The problems stem in the main from the lack of copies these comics sell. There's no giant corporation backing these comics and so there's no guarantee of a survivable income from these books. A writer could be contracted to write 36 comics for Marvel in a year. As long as they produce 36 comics they'll be paid for them. If the comic they are writing is cancelled due to poor sales they'll be given another comic to write. (Of course there are other comic types, this is just an example). A creator owned comic offers none of that security. Of course, if a creator owned comic sells well then the creators can make more money than at MArvel or DC. The truth is however, most creator owned books don't sell that well.

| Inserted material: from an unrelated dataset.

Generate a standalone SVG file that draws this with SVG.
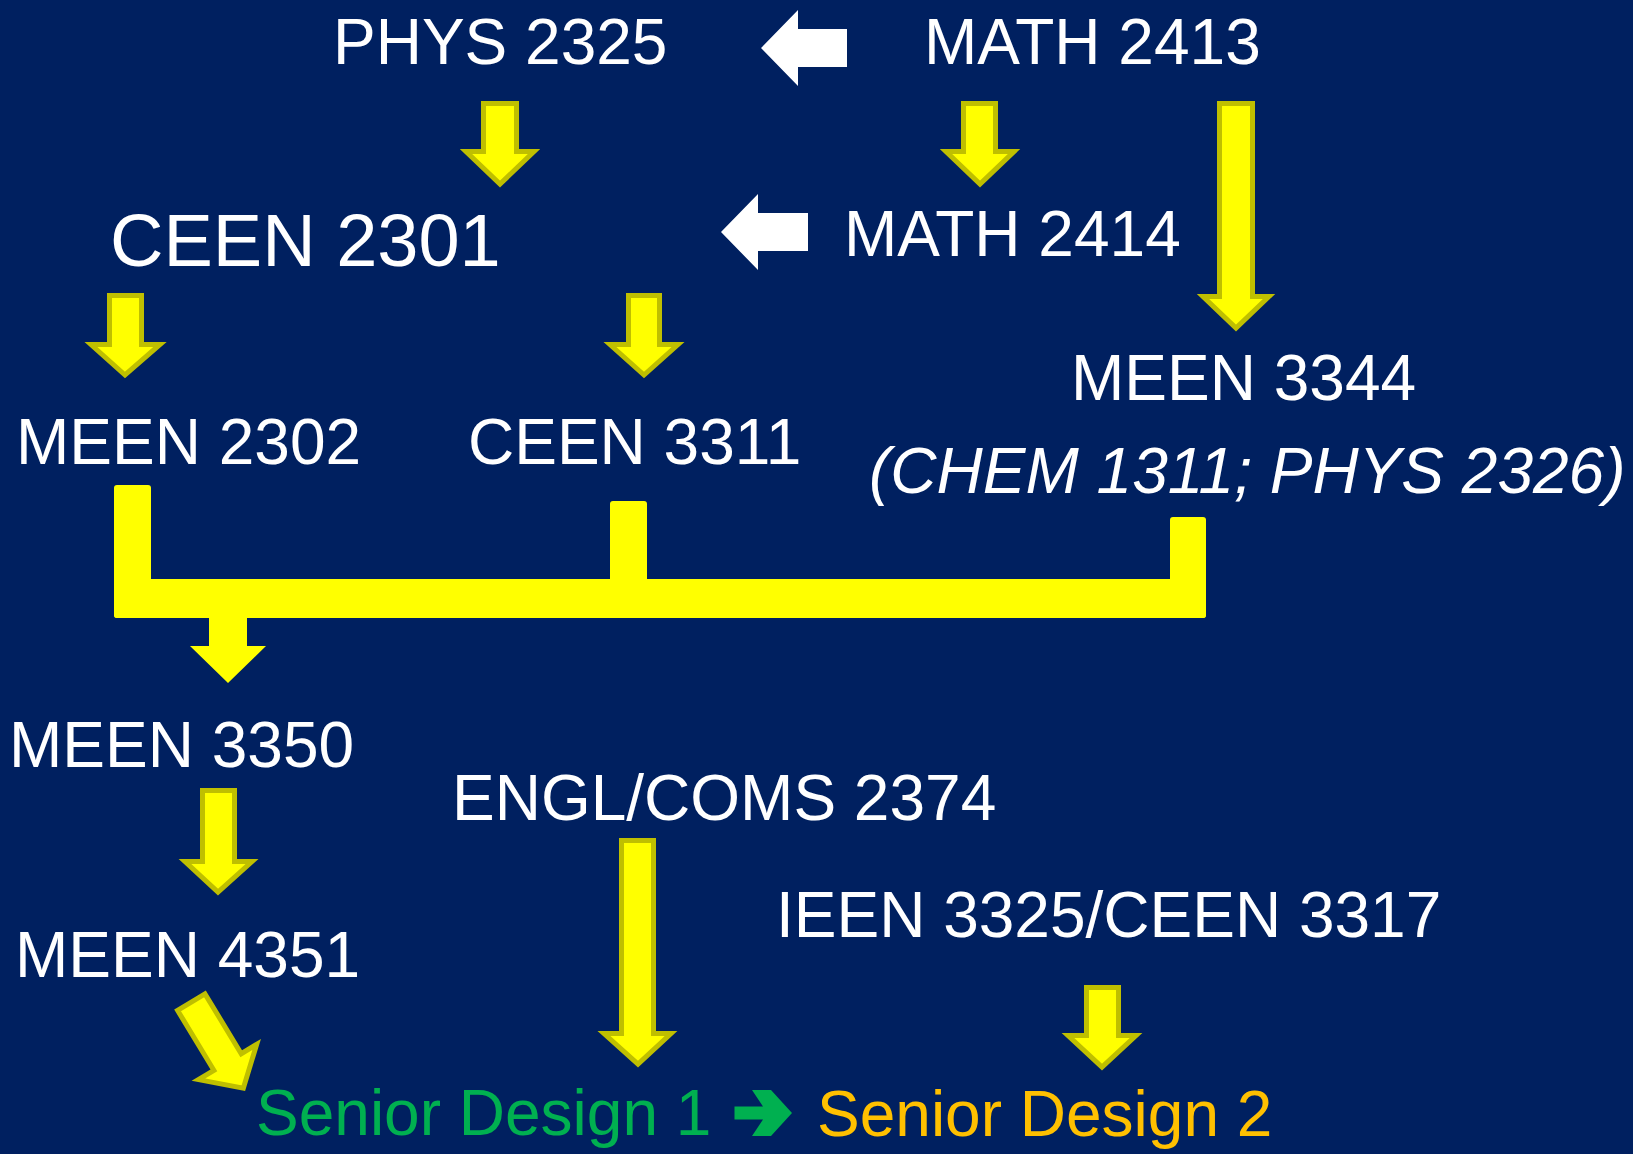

The Walking Dead sells well and regularly is a top-10 selling book. Saga is another book that sells very well.

Sage cover by Fiona Staples.
For the vast majority of creator owned books, even those at bigger independent publishers like Image, the sales aren't that big. Here's a quote from Kieron Gillen, co-creator and writer of Phonogram that I think sums the situation up well:

We've been doing "Phonogram" for over 4 years, not including the years before the first series came out. Imagine if we could have just done the comic and not had to deal with any of the shit we've had to. We'd have been up to issue 44 now. Instead, we have 13 issues.

I feel frustrated. Enormously lucky, sure, but frustrated. We've done this wonderful thing we're crazy-proud about. But if the whole economic system was just a couple of degrees to the left, everything would have been different. I mean, just to give you an idea about narrow the margins are between what we are and what we could be, if we were selling 6K instead of 4K, we could have done those 44 issues. The difference between breaking even and actually being able to do it in comics is insane. It's like being kept under ice, clawing. I feel like a bonsai plant.
 The above quote comes from an explanation about why a third series of Phonogram wouldn't be forthcoming and comes from 2010. He also mentions that the artist and co-creator Jamie McKelvie was often only earning "a couple of hundred bucks" an issue. That's not exactly a livable monthly amount. (There's a happy end to this story though. Since the end of 2010 people have figured out that  Kieron Gillen & Jamie McKelvie are great comic creators and their stock in the industry has risen. So much so that a third and final series of Phonogram will come out.)

One final word on Phonogram, I know I'm wildly off topic here but bear with me. If you consider that you don't like comics and you only for my music posts and just happen to read this post then believe me, Phonogram is the perfect comic for you. You owe it to yourself to check it out, it'll be well worth your time.

Phongram by Jamie McKelvie
The lack of sales, and therefore money, can lead to series being cancelled and never finished. Or the conclusion to a story being rushed and compressed into fewer issues than originally planned. It can also lead to the publishing schedule being erratic. Instead of an issue coming out every month there can be large and unexpected gaps between issues as the creators have to take on other jobs to pay the bills and work on the creator owned book when they can. An extreme example of the delayed release schedule is Age of Bronze. While most comics are published monthly Age of Bronze, a critically loved & award winning comic, has published 33 issues since it began in 1998. That's right, an average of two comics a year. The last issue was published in July 2013. It's still ongoing and, hopefully, will be finished eventually. There may only be 33 issues so far, but they are 33 great issues.

And really, that's the thing I love about creator owned comics. Age of Bronze tells the story of the Trojan War. Phonogram is about music and culture and growing up. FBP is about a world in which physics has stopped working properly and has lead to the creation of a fourth emergency service. Sage is most often described as Romeo & Juliet crossed with Star Wars. That sounds brilliant but Saga is orders of magnitude better than that.

Creator owned comics show a huge variety of stories and art styles that just don't exist in company owned comics. Characters live and die, they grow old and change. The stories are created by the people who want to tell them, not run through various levels of corporate editorial checking first. Saga is just the story Brian Vaughan & Fiona Staples want to tell, not a story that has to fit in with 50 other stories being put out by the publisher. (50 isn't an exaggeration by the way, DC & Marvel put out a tonne of books every month that are all inter-connected to one degree or another). Even when the comic book is part of a wider universe it's still under the creator's control.

Hellboy might be the best example of this. First there was just Hellboy. Then other books from the universe created with Hellboy started to be published. BPRD, Lobster Johnson & Abe Sapien among others. All these books under the control of Hellboy creator Mike Mignola, although he doesn't write them all. And all really good. Hellboy  and the associated books may be my favourite creator owned comics ever. I'm not alone in that opinion of course, they're well loved by thousands of people. I do believe there's a comic for everybody and in most cases, especially people who don't consider themselves comic fans, it's a creator-owned comic.